In some examples, techniques described herein include using an unsupervised ML model to identify anomalous network activity. Feedback from a subject matter expert (SME) may be used to develop tagging rules that enable anomalies identified by the unsupervised ML model to be classified into threat categories. The unsupervised ML model and the tagging rules may be used in tandem. For instance, the unsupervised ML model may identify novel attack patterns and threat categories that the tagging rules are unable to classify.

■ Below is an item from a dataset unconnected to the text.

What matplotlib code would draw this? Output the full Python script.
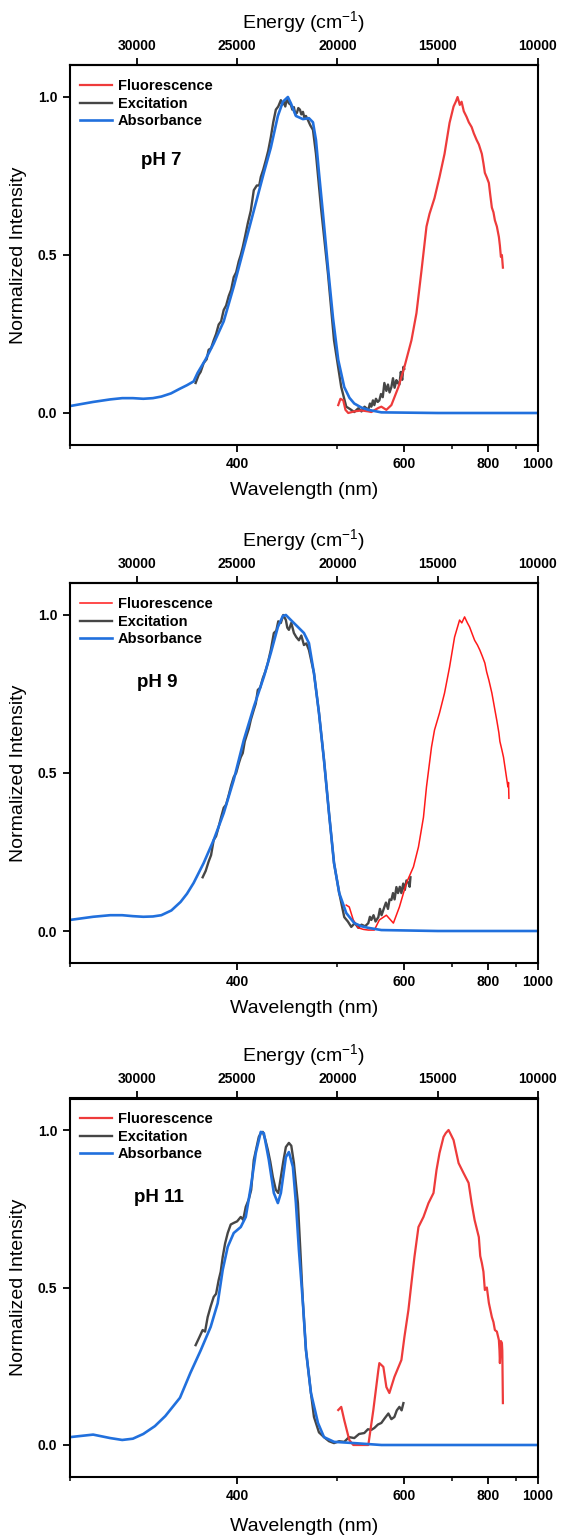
import numpy as np
import matplotlib
matplotlib.use("Agg")
import matplotlib.pyplot as plt
import matplotlib.transforms as mtransforms

plt.rcParams['font.family'] = ['Liberation Sans', 'DejaVu Sans']
plt.rcParams['mathtext.default'] = 'regular'

# ---------------- pH 7 ----------------
abs7_wn = [33333, 32180, 31330, 30730, 30200, 29680, 29200, 28780, 28300, 27880,
           27500, 27170, 26970, 26570, 26170, 25670, 25170, 24670, 24170, 23670,
           23320, 22970, 22720, 22470, 22320, 22070, 21720, 21420, 21220, 21070,
           20920, 20720, 20470, 20220, 19960, 19660, 19400, 19160, 18800, 18460,
           17810, 15000, 12500, 10000]
abs7_y = [0.022, 0.035, 0.043, 0.047, 0.047, 0.045, 0.047, 0.052, 0.062, 0.076,
          0.088, 0.100, 0.127, 0.17, 0.22, 0.29, 0.40, 0.52, 0.64, 0.76,
          0.84, 0.94, 0.985, 1.0, 0.98, 0.94, 0.93, 0.933, 0.92, 0.864,
          0.76, 0.63, 0.46, 0.30, 0.168, 0.082, 0.048, 0.03, 0.017, 0.01,
          0.002, 0.0, 0.0, 0.0]

exc7_wn = [27070, 26920, 26820, 26670, 26520, 26420, 26300, 26170, 26050, 25920,
           25800, 25670, 25550, 25420, 25300, 25170, 25050, 24920, 24820, 24720,
           24600, 24470, 24320, 24170, 24020, 23900, 23820, 23700, 23570, 23450,
           23320, 23200, 23070, 22950, 22820, 22750, 22670, 22600, 22520, 22420,
           22320, 22250, 22170, 22100, 22020, 21950, 21870, 21800, 21720, 21650,
           21570, 21470, 21350, 21220, 21070, 20820, 20470, 20170, 19810, 19560,
           19360, 19160, 18960, 18800, 18650, 18460, 18380, 18310, 18230, 18160,
           18080, 17990, 17910, 17830, 17740, 17660, 17560, 17480, 17400, 17310,
           17230, 17150, 17060, 16990, 16910, 16840, 16770, 16710, 16670]
exc7_y = [0.095, 0.12, 0.13, 0.158, 0.17, 0.20, 0.205, 0.23, 0.25, 0.28,
          0.29, 0.326, 0.34, 0.37, 0.39, 0.43, 0.445, 0.48, 0.50, 0.525,
          0.56, 0.60, 0.64, 0.705, 0.72, 0.72, 0.747, 0.77, 0.80, 0.83,
          0.873, 0.92, 0.96, 0.97, 0.99, 0.975, 0.985, 0.97, 0.995, 0.98,
          0.975, 0.96, 0.968, 0.945, 0.95, 0.965, 0.96, 0.945, 0.953, 0.935,
          0.94, 0.927, 0.91, 0.896, 0.82, 0.65, 0.44, 0.23, 0.082, 0.02,
          0.012, 0.003, 0.015, 0.005, 0.02, 0.01, 0.03, 0.02, 0.04, 0.025,
          0.045, 0.035, 0.04, 0.06, 0.05, 0.095, 0.07, 0.09, 0.065, 0.082,
          0.11, 0.08, 0.104, 0.095, 0.09, 0.13, 0.105, 0.146, 0.14]

fl7_wn = [19960, 19850, 19710, 19600, 19460, 19160, 18800, 18460, 18310, 17960,
          17810, 17560, 17310, 16960, 16660, 16310, 16060, 15810, 15560, 15410,
          15160, 14910, 14660, 14410, 14210, 14100, 14010, 13900, 13810, 13700,
          13560, 13450, 13310, 13200, 13060, 12950, 12800, 12720, 12650, 12550,
          12450, 12380, 12300, 12220, 12150, 12050, 11950, 11900, 11850, 11800,
          11750]
fl7_y = [0.025, 0.045, 0.04, 0.01, 0.0, 0.005, 0.008, 0.005, 0.003, 0.016,
         0.02, 0.01, 0.025, 0.082, 0.146, 0.23, 0.316, 0.45, 0.59, 0.63,
         0.68, 0.747, 0.82, 0.918, 0.97, 0.985, 1.0, 0.975, 0.985, 0.955,
         0.937, 0.92, 0.905, 0.885, 0.864, 0.85, 0.82, 0.79, 0.76, 0.745,
         0.728, 0.69, 0.65, 0.635, 0.61, 0.59, 0.557, 0.53, 0.494, 0.50,
         0.46]

# ---------------- pH 9 ----------------
abs9_wn = [33333, 32180, 31330, 30730, 30200, 29680, 29200, 28780, 28280, 27820,
           27500, 27170, 26670, 26170, 25670, 25170, 24670, 24170, 23670, 23320,
           22970, 22720, 22570, 22320, 21970, 21670, 21420, 21170, 20920, 20670,
           20420, 20170, 19910, 19560, 19160, 18800, 18460, 17810, 15000, 12500,
           10000]
abs9_y = [0.035, 0.045, 0.05, 0.05, 0.047, 0.045, 0.046, 0.05, 0.065, 0.092,
          0.118, 0.152, 0.215, 0.288, 0.373, 0.478, 0.604, 0.709, 0.804, 0.88,
          0.962, 0.997, 1.0, 0.984, 0.962, 0.943, 0.911, 0.816, 0.69, 0.541,
          0.373, 0.215, 0.12, 0.057, 0.025, 0.015, 0.01, 0.003, 0.0, 0.0,
          0.0]

exc9_wn = [26720, 26570, 26420, 26300, 26170, 26050, 25920, 25800, 25670, 25550,
           25420, 25300, 25170, 25050, 24920, 24820, 24720, 24620, 24520, 24420,
           24320, 24170, 24070, 23970, 23850, 23720, 23600, 23470, 23320, 23170,
           23050, 22950, 22820, 22700, 22570, 22500, 22420, 22300, 22170, 22050,
           21920, 21800, 21670, 21550, 21420, 21170, 20920, 20670, 20420, 20170,
           19910, 19660, 19480, 19310, 19130, 18960, 18800, 18620, 18460, 18380,
           18310, 18200, 18100, 17960, 17880, 17800, 17660, 17580, 17480, 17400,
           17310, 17230, 17150, 17060, 16980, 16890, 16810, 16720, 16640, 16560,
           16460, 16400, 16360]
exc9_y = [0.17, 0.19, 0.22, 0.24, 0.288, 0.30, 0.33, 0.36, 0.39, 0.40,
          0.43, 0.46, 0.487, 0.50, 0.53, 0.55, 0.563, 0.60, 0.62, 0.64,
          0.668, 0.70, 0.72, 0.763, 0.77, 0.80, 0.82, 0.848, 0.89, 0.943,
          0.95, 0.98, 0.975, 1.0, 0.984, 0.96, 0.953, 0.975, 0.943, 0.93,
          0.92, 0.935, 0.905, 0.91, 0.889, 0.816, 0.69, 0.541, 0.373, 0.215,
          0.12, 0.044, 0.03, 0.013, 0.025, 0.01, 0.02, 0.015, 0.025, 0.045,
          0.035, 0.05, 0.03, 0.044, 0.07, 0.05, 0.076, 0.09, 0.07, 0.10,
          0.098, 0.12, 0.10, 0.139, 0.12, 0.14, 0.12, 0.15, 0.13, 0.16,
          0.152, 0.14, 0.17]

fl9_wn = [19560, 19410, 19210, 18960, 18700, 18460, 18160, 17910, 17560, 17210,
          16910, 16560, 16210, 15960, 15710, 15560, 15310, 15160, 14910, 14660,
          14410, 14160, 13910, 13800, 13660, 13520, 13410, 13280, 13160, 13020,
          12900, 12780, 12650, 12560, 12450, 12380, 12300, 12220, 12150, 12050,
          11950, 11900, 11800, 11720, 11650, 11580, 11500, 11470, 11450]
fl9_y = [0.082, 0.076, 0.035, 0.01, 0.005, 0.003, 0.003, 0.035, 0.05, 0.025,
         0.076, 0.152, 0.203, 0.266, 0.36, 0.456, 0.582, 0.636, 0.69, 0.753,
         0.835, 0.93, 0.984, 0.975, 0.994, 0.975, 0.962, 0.94, 0.92, 0.905,
         0.889, 0.87, 0.848, 0.82, 0.794, 0.775, 0.753, 0.725, 0.70, 0.665,
         0.627, 0.60, 0.573, 0.55, 0.52, 0.49, 0.456, 0.47, 0.42]

# ---------------- pH 11 ----------------
abs11_wn = [33333, 32180, 31330, 30730, 30200, 29680, 29100, 28580, 27850, 27330,
            26820, 26320, 25970, 25720, 25470, 25170, 24820, 24570, 24320, 24070,
            23820, 23670, 23420, 23170, 22970, 22820, 22570, 22420, 22220, 22070,
            21920, 21720, 21570, 21320, 20970, 20670, 20170, 19160, 17810, 15000,
            12500, 10000]
abs11_y = [0.025, 0.033, 0.022, 0.016, 0.02, 0.035, 0.06, 0.092, 0.15, 0.229,
           0.30, 0.375, 0.45, 0.556, 0.629, 0.673, 0.692, 0.724, 0.819, 0.927,
           0.994, 0.99, 0.905, 0.80, 0.768, 0.80, 0.914, 0.93, 0.883, 0.768,
           0.619, 0.45, 0.302, 0.165, 0.07, 0.025, 0.01, 0.006, 0.0, 0.0,
           0.0, 0.0]

exc11_wn = [27070, 26900, 26720, 26600, 26470, 26320, 26170, 26050, 25920, 25820,
            25720, 25600, 25470, 25320, 25170, 25000, 24820, 24700, 24570, 24420,
            24300, 24170, 24050, 23920, 23820, 23720, 23600, 23470, 23350, 23220,
            23070, 22950, 22820, 22700, 22570, 22420, 22300, 22170, 22070, 21970,
            21850, 21720, 21570, 21320, 21170, 20920, 20670, 20420, 20170, 19920,
            19660, 19420, 19160, 18920, 18660, 18480, 18310, 18160, 17980, 17810,
            17640, 17460, 17310, 17160, 17040, 16910, 16800, 16710]
exc11_y = [0.317, 0.34, 0.365, 0.36, 0.406, 0.44, 0.47, 0.48, 0.524, 0.55,
           0.597, 0.64, 0.673, 0.70, 0.705, 0.71, 0.724, 0.715, 0.756, 0.78,
           0.81, 0.905, 0.94, 0.978, 0.99, 0.994, 0.97, 0.937, 0.90, 0.851,
           0.81, 0.80, 0.851, 0.90, 0.946, 0.959, 0.95, 0.895, 0.83, 0.768,
           0.62, 0.45, 0.302, 0.165, 0.089, 0.04, 0.025, 0.012, 0.006, 0.012,
           0.01, 0.025, 0.022, 0.035, 0.038, 0.05, 0.048, 0.054, 0.065, 0.07,
           0.085, 0.10, 0.082, 0.089, 0.11, 0.121, 0.11, 0.133]

fl11_wn = [19960, 19810, 19660, 19410, 19210, 18800, 18460, 18210, 17960, 17910,
           17710, 17560, 17410, 17160, 16810, 16660, 16460, 16310, 16160, 15960,
           15710, 15460, 15210, 15060, 14910, 14710, 14600, 14460, 14340, 14210,
           13960, 13710, 13460, 13310, 13160, 12950, 12880, 12800, 12720, 12650,
           12550, 12450, 12380, 12300, 12220, 12150, 12050, 11950, 11920, 11900,
           11850, 11800, 11780, 11750]
fl11_y = [0.111, 0.121, 0.079, 0.016, 0.0, 0.0, 0.0, 0.111, 0.238, 0.26,
          0.248, 0.184, 0.165, 0.216, 0.27, 0.343, 0.429, 0.514, 0.597, 0.692,
          0.724, 0.768, 0.80, 0.873, 0.927, 0.978, 0.99, 1.0, 0.985, 0.968,
          0.895, 0.863, 0.832, 0.768, 0.714, 0.66, 0.60, 0.578, 0.55, 0.492,
          0.50, 0.451, 0.43, 0.406, 0.39, 0.365, 0.36, 0.333, 0.30, 0.26,
          0.33, 0.324, 0.30, 0.133]

labels = ["pH 7", "pH 9", "pH 11"]
label_pos = [(0.152, 0.80), (0.144, 0.785), (0.136, 0.785)]
tick_nm = [400, 600, 800, 1000]
minor_nm = [300, 500, 700, 900]
energy_ticks = [30000, 25000, 20000, 15000, 10000]

RED = '#ee3b3b'
RED9 = '#ff1a1a'
GRAY = '#464646'
BLUE = '#2170dd'

fig = plt.figure(figsize=(5.62, 15.37), dpi=100)
H = 1537.0
W = 562.0

panels = [
    (65.4, 444.6, abs7_wn, abs7_y, exc7_wn, exc7_y, fl7_wn, fl7_y, RED, 1.6, 8),
    (583.4, 962.6, abs9_wn, abs9_y, exc9_wn, exc9_y, fl9_wn, fl9_y, RED9, 1.1, 8),
    (1098.5, 1476.5, abs11_wn, abs11_y, exc11_wn, exc11_y, fl11_wn, fl11_y, RED, 1.6, 11),
]

for (top, bot, awn, ay, ewn, ey, fwn, fy, red, flw, xpad), lab, lpos in zip(
        panels, labels, label_pos):
    ax = fig.add_axes([70 / W, 1 - bot / H, 468 / W, (bot - top) / H])
    le, = ax.plot(ewn, ey, color=GRAY, lw=1.7, label='Excitation')
    lf, = ax.plot(fwn, fy, color=red, lw=flw, label='Fluorescence')
    la, = ax.plot(awn, ay, color=BLUE, lw=1.9, label='Absorbance')

    ax.set_xlim(1e7 / 300, 1e4)
    ax.set_ylim(-0.1, 1.1)
    ax.set_yticks([0.0, 0.5, 1.0])
    ax.set_yticklabels(['0.0', '0.5', '1.0'])
    ax.set_xticks([1e7 / v for v in tick_nm])
    ax.set_xticklabels([str(v) for v in tick_nm])
    ax.set_xticks([1e7 / v for v in minor_nm], minor=True)

    for s in ax.spines.values():
        s.set_linewidth(1.5)
    ax.tick_params(axis='both', which='major', direction='out', length=5,
                   width=1.3, labelsize=10, pad=4)
    ax.tick_params(axis='x', which='minor', direction='out', length=3, width=1.1)
    for t in ax.get_xticklabels() + ax.get_yticklabels():
        t.set_fontweight('bold')

    ax.set_xlabel('Wavelength (nm)', fontsize=14, labelpad=xpad)
    ax.set_ylabel('Normalized Intensity', fontsize=14, labelpad=8)

    sec = ax.secondary_xaxis('top', functions=(lambda x: x, lambda x: x))
    sec.set_xticks(energy_ticks)
    sec.set_xticklabels([str(v) for v in energy_ticks])
    sec.spines['top'].set_linewidth(1.5)
    sec.tick_params(axis='x', which='major', direction='out', length=5,
                    width=1.3, labelsize=10, pad=4)
    sec.tick_params(axis='x', which='minor', length=0)
    for t in sec.get_xticklabels():
        t.set_fontweight('bold')
    sec.set_xlabel('Energy (cm$^{-1}$)', fontsize=14, labelpad=8)

    ax.legend([lf, le, la], ['Fluorescence', 'Excitation', 'Absorbance'],
              loc='upper left', bbox_to_anchor=(0.0, 0.99), frameon=False,
              handlelength=2.2, handletextpad=0.4, labelspacing=0.22,
              borderaxespad=0.3, prop={'weight': 'bold', 'size': 10.5})
    trans = mtransforms.blended_transform_factory(ax.transAxes, ax.transData)
    ax.text(lpos[0], lpos[1], lab, transform=trans,
            fontsize=13.5, fontweight='bold', va='center', ha='left')

fig.savefig('out.png', dpi=100)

The techniques described herein may provide certain technical advantages. For instance, an analysis system implementing the techniques described herein may identify attacks that are designed to “fly under the radar” of typical security systems by slowly and precisely attempting to gain access to services within a SaaS system, while remaining below activity levels required to trigger typical security systems. The analysis system may use ML models that learn from login data of the SaaS system while leveraging feedback from subject matter experts to improve the identification of anomalous behavior over time. Further, the analysis system may enable faster and more accurate identification of attack vectors within the SaaS system than traditional techniques that may be unable to identify the range of potential issues due to the complexity of the SaaS system. As a result, the analysis system may more effectively maintain security of a SaaS system than traditional security techniques.
In some examples, this disclosure describes operations performed by a computing system in accordance with one or more aspects of this disclosure. In one specific example, this disclosure describes a method comprising obtaining, by a computing system, historical network activity data that includes information about authentication traffic within a network; determining, by the computing system and based on the historical network activity, a baseline of network activity; collecting, by the computing system, a set of network activity data; applying, by the computing system, an unsupervised algorithm to identify the set of network activity data as anomalous relative to the baseline of network activity; classifying, by the computing system, the network activity data into an identified threat category from among a plurality of threat categories; and taking action, by the computing system and based on the identified threat category, to mitigate a security threat posed by the network activity data.
In another example, this disclosure describes a system comprising a storage system and processing circuitry having access to the storage system, wherein the processing circuitry is configured to carry out operations described herein. In yet another example, this disclosure describes a computer-readable storage medium comprising instructions that, when executed, configure processing circuitry of a computing system to carry out operations described herein.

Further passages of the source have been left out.